4. The force is not strong in this one: Ladies, you know how when you hold a baby, you get some sort of weird urge in your belly, your heart swells with an overwhelming emotion to create one of your own?

Yeah, me neither.

I don't get that urge or what they call maternal instinct. In fact, I'm 99 percent sure my ovaries literally shut down and steel barriers form in my uterus. I go into total lockdown. Whatever the opposite of maternal instinct is, that's what I have.

5. Me me me me meeeeeee: I really like my lifestyle. I don't want it to change. I have the freedom to not clean my house, to eat take out every night, to sleep late on my days off, to stay up and out all night, to go on vacation on a whim. It's as simple as that. I've done the domestic thing. I was married. I kept a house, I had matching curtains, and china, and all that stuff. It didn't fit right. I learned that the hard way. But the thing is, you can go to court and get rid of a husband pretty easily. I don't think it really works the same way with a kid.

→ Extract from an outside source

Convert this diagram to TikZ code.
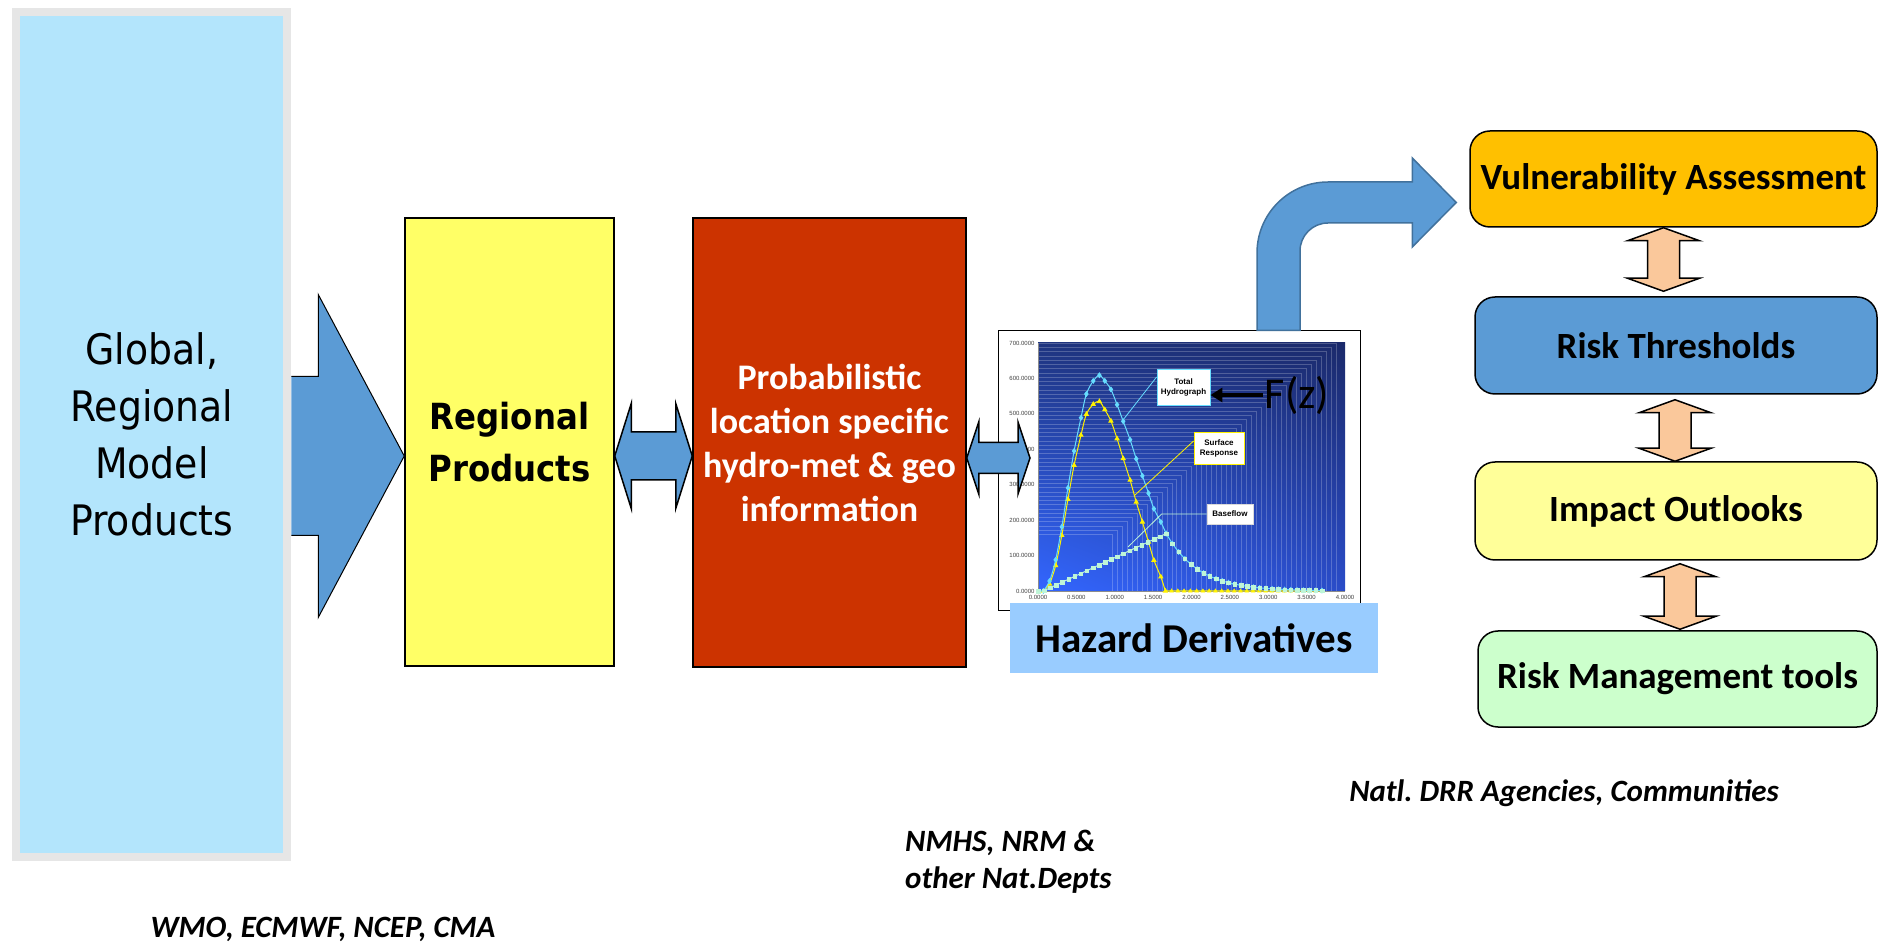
\documentclass[tikz,border=0pt]{standalone}
\usepackage{fontspec}
\setmainfont{Carlito}
\newfontfamily\wideface[FakeStretch=0.9]{DejaVu Sans}
\newfontfamily\chartface{Liberation Sans}
\usetikzlibrary{arrows.meta, calc, plotmarks, shadings}
\frenchspacing

\definecolor{skyblue}{RGB}{179,229,252}
\definecolor{boxgray}{RGB}{230,230,230}
\definecolor{lemon}{RGB}{255,255,102}
\definecolor{rust}{RGB}{204,51,0}
\definecolor{steel}{RGB}{91,155,213}
\definecolor{steeldark}{RGB}{65,113,156}
\definecolor{hazard}{RGB}{153,204,255}
\definecolor{amber}{RGB}{255,192,0}
\definecolor{paleyellow}{RGB}{255,255,153}
\definecolor{palegreen}{RGB}{204,255,204}
\definecolor{peach}{RGB}{250,200,155}
\definecolor{navyA}{RGB}{27,42,107}
\definecolor{navyB}{RGB}{31,53,128}
\definecolor{brightblue}{RGB}{51,102,255}
\definecolor{midblue}{RGB}{42,76,200}
\definecolor{hydro}{RGB}{102,221,255}
\definecolor{flowgreen}{RGB}{190,245,215}

\tikzset{
  stage/.style={draw, line width=1.5pt, inner sep=0pt, align=center},
  outcome/.style={draw, line width=1.5pt, rounded corners=20pt, inner sep=0pt, minimum width=402pt, minimum height=97pt, font=\fontsize{37}{44}\selectfont\bfseries},
  hdbl/.style n args={3}{to path={let \p1=(\tikztostart), \p2=(\tikztotarget) in
      (\x1,\y1) -- (\x1+#3,\y1+#2) -- (\x1+#3,\y1+#1) -- (\x2-#3,\y1+#1) -- (\x2-#3,\y1+#2) -- (\x2,\y1)
      -- (\x2-#3,\y1-#2) -- (\x2-#3,\y1-#1) -- (\x1+#3,\y1-#1) -- (\x1+#3,\y1-#2) -- cycle}},
  vdbl/.style n args={3}{to path={let \p1=(\tikztostart), \p2=(\tikztotarget) in
      (\x1,\y1) -- (\x1+#2,\y1-#3) -- (\x1+#1,\y1-#3) -- (\x1+#1,\y2+#3) -- (\x1+#2,\y2+#3) -- (\x1,\y2)
      -- (\x1-#2,\y2+#3) -- (\x1-#1,\y2+#3) -- (\x1-#1,\y1-#3) -- (\x1-#2,\y1-#3) -- cycle}},
  bluearr/.style={fill=steel, draw=black, line width=1.5pt},
  peacharr/.style={fill=peach, draw=black, line width=1.5pt},
  tag/.style={fill=white, draw, line width=.8pt, inner sep=1pt, align=center, font=\chartface\bfseries\fontsize{8}{10}\selectfont},
  axlab/.style={inner sep=1pt, text=black!75, font=\chartface\fontsize{6}{7}\selectfont},
  who/.style={inner sep=0pt, font=\fontsize{31}{37}\selectfont\bfseries\itshape},
}

\begin{document}
\begin{tikzpicture}[x=1pt, y=1pt]
\useasboundingbox (0,0) rectangle (1880,946);

\node[draw=boxgray, line width=8pt, fill=skyblue, minimum width=271pt, minimum height=845pt, inner sep=0pt, align=center, font=\wideface\fontsize{42}{57}\selectfont] (glob) at (151.75,511.25) {Global,\\Regional\\Model\\Products};
\node[stage, fill=lemon, minimum width=209pt, minimum height=448pt, font=\wideface\bfseries\fontsize{36}{52}\selectfont] (reg) at (509.5,504) {Regional\\Products};
\node[stage, fill=rust, text=white, minimum width=273pt, minimum height=449pt, font=\bfseries\fontsize{36}{44}\selectfont] (prob) at (829.5,503.5) {Probabilistic\\location specific\\hydro-met \& geo\\information};
\coordinate (row1) at (0,490);

\draw[fill=steel, draw=black, line width=1pt] let \p1=(glob.east |- row1), \p2=(reg.west |- row1) in
  (\x1,\y1+79.5pt) -- (\x2-86pt,\y1+79.5pt) -- (\x2-86pt,\y1+161.5pt) -- (\x2,\y1)
  -- (\x2-86pt,\y1-161.5pt) -- (\x2-86pt,\y1-79.5pt) -- (\x1,\y1-79.5pt);
\draw[bluearr, hdbl={24pt}{52.5pt}{16.5pt}] (reg.east |- row1) to (prob.west |- row1);

\node[draw, fill=white, line width=1pt, minimum width=362pt, minimum height=280pt, inner sep=0pt] (chart) at (1179,475) {};
\begin{scope}[shift={(1038,355)}, x=76.75pt, y=0.3543pt]
  \shade[lower left=brightblue, upper left=navyB, upper right=navyA, lower right=midblue] (0,0) rectangle (4,700);
  \foreach \v in {160,172,...,700}
    \draw[white, opacity=.22, line width=.4pt] (0,\v) -| ({0.1+0.0054*\v},0);
  \draw[black!45, line width=.6pt] (0,700) -- (0,0) -- (4,0);
  \foreach \v in {0,100,...,700}
    \node[axlab, anchor=east] at (-0.03,\v) {\v.0000};
  \foreach \t/\s in {0/0.0000,0.5/0.5000,1/1.0000,1.5/1.5000,2/2.0000,2.5/2.5000,3/3.0000,3.5/3.5000,4/4.0000}
    \node[axlab, anchor=north] at (\t,-10) {\s};
  \draw[yellow, line width=1pt] plot[smooth, mark=triangle*, mark size=2.2pt] coordinates {(0.07,0) (0.15,20) (0.23,72) (0.31,157) (0.39,259) (0.47,355) (0.56,440) (0.63,499) (0.72,527) (0.80,535) (0.87,512) (0.95,480) (1.03,430) (1.11,374) (1.20,313) (1.28,251) (1.36,195) (1.44,138) (1.51,87) (1.60,40) (1.66,0)} -- (3.7,0);
  \draw[yellow] plot[only marks, mark=triangle*, mark size=2.2pt, domain=1.74:3.7, samples=25] (\x,0);
  \draw[flowgreen, line width=1pt] (0.07,0) -- (1.67,162);
  \draw[hydro, line width=1pt] plot[smooth, mark=diamond*, mark size=2.2pt] coordinates {(0.07,0) (0.15,28) (0.23,88) (0.31,181) (0.39,291) (0.47,395) (0.56,489) (0.63,556) (0.72,593) (0.80,609) (0.87,593) (0.95,569) (1.03,526) (1.11,479) (1.20,427) (1.28,373) (1.36,325) (1.44,276) (1.51,232) (1.60,195) (1.67,162)}
    -- plot[domain=1.67:3.7, samples=26, mark=diamond*, mark size=2.2pt] (\x,{162*exp(-(\x-1.67)/0.42)});
  \draw[flowgreen] plot[only marks, mark=square*, mark size=1.8pt, domain=0:1.67, samples=22] (\x,{max(0,101*(\x-0.07))});
  \draw[flowgreen] plot[only marks, mark=square*, mark size=1.8pt, domain=1.75:3.7, samples=25] (\x,{162*exp(-(\x-1.67)/0.42)});
\end{scope}

\node[tag, draw=hydro, minimum width=53pt, minimum height=36pt] (totaltag) at (1183.5,559) {Total\\Hydrograph};
\node[tag, draw=yellow, minimum width=50pt, minimum height=32pt] (surftag) at (1219,498) {Surface\\Response};
\node[tag, draw=black!15, minimum width=46pt, minimum height=20pt] (basetag) at (1230,432) {Baseflow};
\coordinate (totalpt) at (1123,526);
\coordinate (surfpt) at (1135,451);
\coordinate (basept) at (1128,399);
\draw[hydro, line width=.8pt] ([yshift=10pt]totaltag.west) -- (totalpt);
\draw[yellow, line width=.8pt] ([yshift=7pt]surftag.west) -- (surfpt);
\draw[flowgreen, line width=.8pt] (basetag.west) -- ++(-45,0) -- (basept);
\node[font=\fontsize{44}{50}\selectfont, inner sep=2pt] (fz) at (1297,551) {F(z)};
\draw[-{Triangle[length=12pt,width=14pt]}, line width=3.5pt] (fz.west) -- (fz.west -| totaltag.east);

\coordinate (graphtip) at (1030,488);
\draw[bluearr, hdbl={15.5pt}{36pt}{12pt}] (prob.east |- graphtip) to (graphtip);
\node[fill=hazard, minimum width=368pt, minimum height=70pt, inner sep=0pt, font=\bfseries\fontsize{41}{48}\selectfont] (hazard) at (1194,308) {Hazard Derivatives};

\node[outcome, fill=amber, minimum width=407pt, minimum height=96pt] (vuln) at (1673.5,767) {Vulnerability Assessment};
\node[outcome, fill=steel] (thr) at (1676,600.5) {Risk Thresholds};
\node[outcome, fill=paleyellow, minimum height=98pt] (imp) at (1676,435) {Impact Outlooks};
\node[outcome, fill=palegreen, minimum width=399pt, minimum height=96pt] (mgmt) at (1677.5,267) {Risk Management tools};

\coordinate (bendfoot) at ([xshift=99.5pt]chart.north);
\coordinate (bendtip) at ([xshift=-13pt,yshift=-23.5pt]vuln.west);
\draw[fill=steel, draw=steeldark, line width=1.5pt] let \p1=(bendfoot), \p2=(bendtip) in
  (\x1-21.5pt,\y1) -- (\x1-21.5pt,\y2-50.5pt) arc[start angle=180, end angle=90, radius=71pt]
  -- (\x2-44pt,\y2+20.5pt) -- (\x2-44pt,\y2+44.5pt) -- (\x2,\y2) -- (\x2-44pt,\y2-44.5pt)
  -- (\x2-44pt,\y2-20.5pt) -- (\x1+49.5pt,\y2-20.5pt) arc[start angle=90, end angle=180, radius=28pt]
  -- (\x1+21.5pt,\y1) -- cycle;

\draw[peacharr, vdbl={16pt}{36pt}{13pt}] ([xshift=-10pt]vuln.south) to ([yshift=5pt]thr.north);
\draw[peacharr, vdbl={16pt}{36pt}{13pt}] ([xshift=-1pt,yshift=-5pt]thr.south) to (imp.north);
\draw[peacharr, vdbl={16pt}{36pt}{13pt}] ([xshift=4pt,yshift=-3pt]imp.south) to ([yshift=1pt]mgmt.north);

\node[who] (wmo) at (323,17) {WMO, ECMWF, NCEP, CMA};
\node[who, align=left, anchor=west] (nmhs) at (905,84.5) {NMHS, NRM \&\\other Nat.Depts};
\node[who] (drr) at (1564,153) {Natl. DRR Agencies, Communities};
\end{tikzpicture}
\end{document}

And so, to all you parents out there, my own included: You are amazing people. What you endure the day you find out you're going to be parents until your last day is absolutely admirable. It goes above and beyond anything else I can think of. No other challenge of this magnitude is as permanent as parenthood. All others are likely temporary, and probably have far fewer consequences if you screw up. I appreciate all that you do share with those of us who are not parents. I've learned a great deal from you, and it's taught me that I absolutely never want to be in your shoes. That's not an insult. It's probably one of the best lessons I've ever learned.